Hi i'm using spark streaming in kotlin , such as ...
# datascience
i
Hi i'm using spark streaming in kotlin , such as
mapWithState
. but get some Functional interface not serializable exception
Copy code
java.io.NotSerializableException: streaming.VisitStatisticsKt$$Lambda$1181/1794893473
Copy code
fun main() {

    withSpark {

        val resetTime = {
            val now = Date()
            val date = Date(now.year, now.month, now.date + 1)
            date.time - now.time
        }
        val javaSparkContext = JavaSparkContext(spark.sparkContext())
        val jssc = JavaStreamingContext(javaSparkContext, Durations.seconds(10))
        jssc.checkpoint("./checkPoint")
        val stream = KafkaUtils.createDirectStream(
            jssc, LocationStrategies.PreferConsistent(),
            ConsumerStrategies.Subscribe<String, String>(
                listOf("test"), kafkaConfig()
            )
        )


        stream.map { Json.decodeFromString<UserLog>(it.value()) }.filter {
            it.action == "visit_station"
        }.mapToPair { Tuple2(it.data["gasStationId"] as Int , 1)  }
            .mapWithState(StateSpec.function(Function3{   /* <----- not serializable interface  */
                    stationId : Int, v2 :Option<Int> , v3 : State<Int> ->
                val accSum = v2.getOrElse { 0 } + v3.option.getOrElse { 0 }
                v3.update(accSum)
                c(stationId , accSum)
            })).print()

        jssc.start()
        jssc.awaitTerminationOrTimeout(resetTime())
    }
}
a
сс @Pasha Finkelshteyn
p
@Jolan Rensen [JB] works on it right now!
j
Yup! I'll test whether it works in the latest version 🙂
More information is in the stacktrace:
Copy code
Exception in thread "main" java.io.NotSerializableException: DStream checkpointing has been enabled but the DStreams with their functions are not serializable
org.jetbrains.kotlinx.spark.examples.TestKt$main$1$$Lambda$876/0x0000000800753440
I think this is a Spark limitation, not a limitation of the Kotlin Spark Library.
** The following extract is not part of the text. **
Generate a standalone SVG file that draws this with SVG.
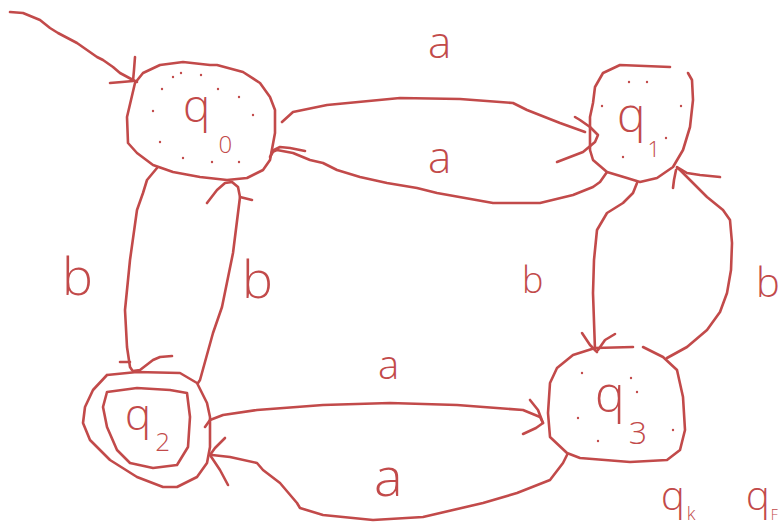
<svg xmlns="http://www.w3.org/2000/svg" width="781" height="524" viewBox="0 0 781 524">
  <style>
    .ink { fill: none; stroke: #c24a4a; stroke-width: 2.6; stroke-linecap: round; stroke-linejoin: round; }
    .dot { fill: #c24a4a; }
    .lbl { fill: #c24a4a; font-family: "Open Sans", "Liberation Sans", "DejaVu Sans", sans-serif; font-weight: 300; }
  </style>
  <rect width="781" height="524" fill="#ffffff"/>

  <!-- transitions between the states -->
  <g id="connectors">
    <!-- start arrow into q0 -->
    <path class="ink" d="M10,12 L23,13 L40,20 L50,28 L58,33 L77,43 L97,57 L103,60 L113,67 L120,73 L133,80 L137,82"/>
    <path class="ink" d="M135,57 L134,70 L133,81 M110,83 L122,82 L133,81"/>

    <!-- q0 -> q1 (a) -->
    <path class="ink" d="M282,122 L293,112 L327,105 L400,98 L460,99 L513,103 L527,110 L560,123 L585,132"/>
    <path class="ink" d="M575,117 L580,120 L590,127 L598,135 L595,142 L583,152 L557,162"/>

    <!-- q1 -> q0 (a) -->
    <path class="ink" d="M607,172 L600,182 L593,187 L573,195 L540,203 L493,203 L437,193 L417,188 L387,183 L360,177 L337,170 L323,163 L310,160 L293,153 L277,150 L272,152"/>
    <path class="ink" d="M305,151 L290,148 L280,147 L274,150 L270,157"/>

    <!-- q0 -> q2 (b) -->
    <path class="ink" d="M157,168 L147,180 L143,193 L137,210 L130,260 L125,310 L127,347 L130,367 L132,370"/>
    <path class="ink" d="M120,362 L130,362 M172,356 L160,357 L153,360 L140,370 L133,371"/>

    <!-- q2 -> q0 (b) -->
    <path class="ink" d="M198,383 L200,380 L213,333 L222,307 L233,253 L240,197 L238,187 L232,182 L225,183 L217,190 L207,203"/>
    <path class="ink" d="M240,197 L252,200"/>

    <!-- q1 -> q3 (b) -->
    <path class="ink" d="M637,183 L633,193 L623,203 L607,213 L597,230 L594,260 L593,293 L595,350"/>
    <path class="ink" d="M582,333 L590,345 L597,352 M615,334 L605,340 L598,350"/>

    <!-- q3 -> q1 (b) -->
    <path class="ink" d="M667,358 L687,347 L707,330 L720,312 L727,293 L731,270 L732,243 L730,220 L723,210 L707,197 L695,185 L680,170 L677,168"/>
    <path class="ink" d="M720,177 L700,175 L687,173 L677,167 M673,188 L674,180 L676,170"/>

    <!-- q2 -> q3 (a) -->
    <path class="ink" d="M205,427 L210,420 L223,415 L257,410 L323,405 L390,403 L457,405 L523,410 L540,417 L543,423"/>
    <path class="ink" d="M530,400 L538,410 L543,423 L536,428 L523,434"/>

    <!-- q3 -> q2 (a) -->
    <path class="ink" d="M567,455 L563,463 L550,480 L517,493 L483,503 L423,517 L373,520 L323,515 L300,508 L297,503 L280,483 L263,470 L257,463 L230,457 L212,455"/>
    <path class="ink" d="M225,438 L215,448 L210,455 L220,470 L228,485"/>

    <!-- transition labels -->
    <text class="lbl" x="428" y="58" font-size="44">a</text>
    <text class="lbl" x="428" y="173" font-size="44">a</text>
    <text class="lbl" x="378" y="379" font-size="40">a</text>
    <text class="lbl" x="374" y="496" font-size="54">a</text>
    <text class="lbl" x="62" y="295" font-size="52">b</text>
    <text class="lbl" x="242" y="298" font-size="52">b</text>
    <text class="lbl" x="522" y="293" font-size="36">b</text>
    <text class="lbl" x="756" y="297" font-size="40">b</text>
  </g>

  <!-- initial state -->
  <g id="q0">
    <path class="ink" d="M135,83 L127,117 L128,143 L137,153 L153,165 L173,172 L200,177 L227,180 L247,178 L263,170 L270,160 L275,133 L275,110 L270,97 L260,83 L243,72 L217,65 L210,65 L183,62 L160,65 L143,73 L135,83"/>
    <text class="lbl" x="183" y="122" font-size="46">q<tspan font-size="24" dx="8" dy="31">0</tspan></text>
    <circle class="dot" cx="173" cy="77" r="1.2"/>
    <circle class="dot" cx="181" cy="73" r="1.2"/>
    <circle class="dot" cx="201" cy="75" r="1.2"/>
    <circle class="dot" cx="162" cy="89" r="1.2"/>
    <circle class="dot" cx="218" cy="89" r="1.2"/>
    <circle class="dot" cx="239" cy="97" r="1.2"/>
    <circle class="dot" cx="153" cy="111" r="1.2"/>
    <circle class="dot" cx="253" cy="115" r="1.2"/>
    <circle class="dot" cx="160" cy="142" r="1.2"/>
    <circle class="dot" cx="183" cy="158" r="1.2"/>
    <circle class="dot" cx="212" cy="162" r="1.2"/>
    <circle class="dot" cx="239" cy="162" r="1.2"/>
  </g>

  <g id="q1">
    <path class="ink" d="M670,67 L620,65 L603,73 L595,87 L593,103 L590,117 L590,150 L593,160 L607,172 L627,178 L640,182 L657,178 L673,167 L683,150 L690,127 L693,100 L692,80 L688,73"/>
    <text class="lbl" x="617" y="132" font-size="48">q<tspan font-size="22" dx="2" dy="25">1</tspan></text>
    <circle class="dot" cx="629" cy="82" r="1.2"/>
    <circle class="dot" cx="647" cy="82" r="1.2"/>
    <circle class="dot" cx="602" cy="106" r="1.2"/>
    <circle class="dot" cx="681" cy="106" r="1.2"/>
    <circle class="dot" cx="666" cy="138" r="1.2"/>
    <circle class="dot" cx="623" cy="157" r="1.2"/>
  </g>

  <!-- accepting state (double ring) -->
  <g id="q2">
    <path class="ink" d="M107,375 L137,372 L180,373 L197,383 L207,403 L210,417 L210,447 L207,463 L197,477 L177,487 L163,487 L137,477 L110,460 L90,440 L83,423 L85,407 L93,390 L107,375"/>
    <path class="ink" d="M107,392 L137,388 L170,390 L187,393 L190,417 L188,447 L177,465 L153,468 L130,463 L117,450 L107,427 L103,407 L107,392"/>
    <text class="lbl" x="125" y="430" font-size="44">q<tspan font-size="26" dx="4" dy="21">2</tspan></text>
  </g>

  <g id="q3">
    <path class="ink" d="M633,347 L595,348 L573,355 L557,368 L550,383 L548,413 L550,437 L567,453 L580,458 L630,462 L667,460 L680,450 L685,430 L683,397 L677,370 L663,357 L643,347"/>
    <text class="lbl" x="595" y="412" font-size="50">q<tspan font-size="32" dx="4" dy="32">3</tspan></text>
    <circle class="dot" cx="582" cy="373" r="1.2"/>
    <circle class="dot" cx="631" cy="378" r="1.2"/>
    <circle class="dot" cx="637" cy="392" r="1.2"/>
    <circle class="dot" cx="578" cy="418" r="1.2"/>
    <circle class="dot" cx="673" cy="430" r="1.2"/>
    <circle class="dot" cx="598" cy="441" r="1.2"/>
  </g>

  <!-- further states at the lower edge -->
  <g id="qk">
    <text class="lbl" x="661" y="510" font-size="40">q<tspan font-size="18" dx="2" dy="10">k</tspan></text>
  </g>
  <g id="qF">
    <text class="lbl" x="746" y="510" font-size="40">q<tspan font-size="14" dx="1" dy="10">F</tspan></text>
  </g>
</svg>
I'll see if this works (or not) in Java
or Scala
Same error happens in Java, it's indeed a Spark limitation
should work without checkpointing enabled
p
Yeah, things should be serializable 🙂 @Icyrockton couls you provide us with working Java/Scala example please?
j
Okay, it does seem to work if we make an explicitly Serializable lambda, like:
Copy code
.mapWithState(
    StateSpec.function(
        object : Function3<Int, Option<Int>, State<Int>, Tuple2<Int, Int>>, java.io.Serializable {
            override fun invoke(stationId: Int, v2: Option<Int>, v3: State<Int>): Tuple2<Int, Int> {
                val accSum = v2.getOrElse(0) + v3.getOrElse(0)
                v3.update(accSum)

                return t(stationId, accSum)
            }
        }
    )
)
It's not pretty though, I'll see what I can do to make this better 🙂
p
It looks like we need Serializable function derivatives…
serializableFunction { /* code of invoke here */ }
j
yup... Something like that should do the trick
But it's not required everywhere
p
@Icyrockton looks like you can use workaround described by @Jolan Rensen [JB]
j
so maybe an alternative StateSpec class could also be an option
@Icyrockton Oh actually, could you try the variant of StateSpec.function with
Optional
(the Java variant) instead of
Option
(the Scala variant). That might actually do the trick as well
for me, it compiles like:
Copy code
.mapWithState<Int, Int, Int, Tuple2<Int, Int>>(
    StateSpec.function { stationId: Int, v2: Optional<Int>, v3: State<Int> ->
        val accSum = v2.getOrElse(0) + v3.getOrElse(0)
        v3.update(accSum)

        t(stationId, accSum)
    }
)
(In theory the first explicit types are not needed, but the scala integration of the kotlin compiler is a bit iffy)
This turns the whole example (for when the next release hits) into:
Copy code
fun main() {

    val resetTime = {
        val now = Date()
        val date = Date(now.year, now.month, now.date + 1)
        date.time - now.time
    }
    withSparkStreaming(
        batchDuration = Durations.seconds(10),
        timeout = resetTime(),
        checkpointPath = "./checkPoint",
    ) {
        val stream = KafkaUtils.createDirectStream(
            ssc, LocationStrategies.PreferConsistent(),
            ConsumerStrategies.Subscribe<String, String>(
                listOf("test"), kafkaConfig()
            )
        )

        stream
            .map { Json.decodeFromString<UserLog>(it.value()) }
            .filter { it.action == "visit_station" }
            .map { t(it.data["gasStationId"] as Int, 1) }
            .mapWithState(
                StateSpec.function { stationId: Int, v2: Optional<Int>, v3: State<Int> ->
                    val accSum = v2.getOrElse(0) + v3.getOrElse(0)
                    v3.update(accSum)

                    t(stationId, accSum)
                }
            )
            .print()
    }
}
i
thanks I will try , it's very helpful to me 😄
👍 1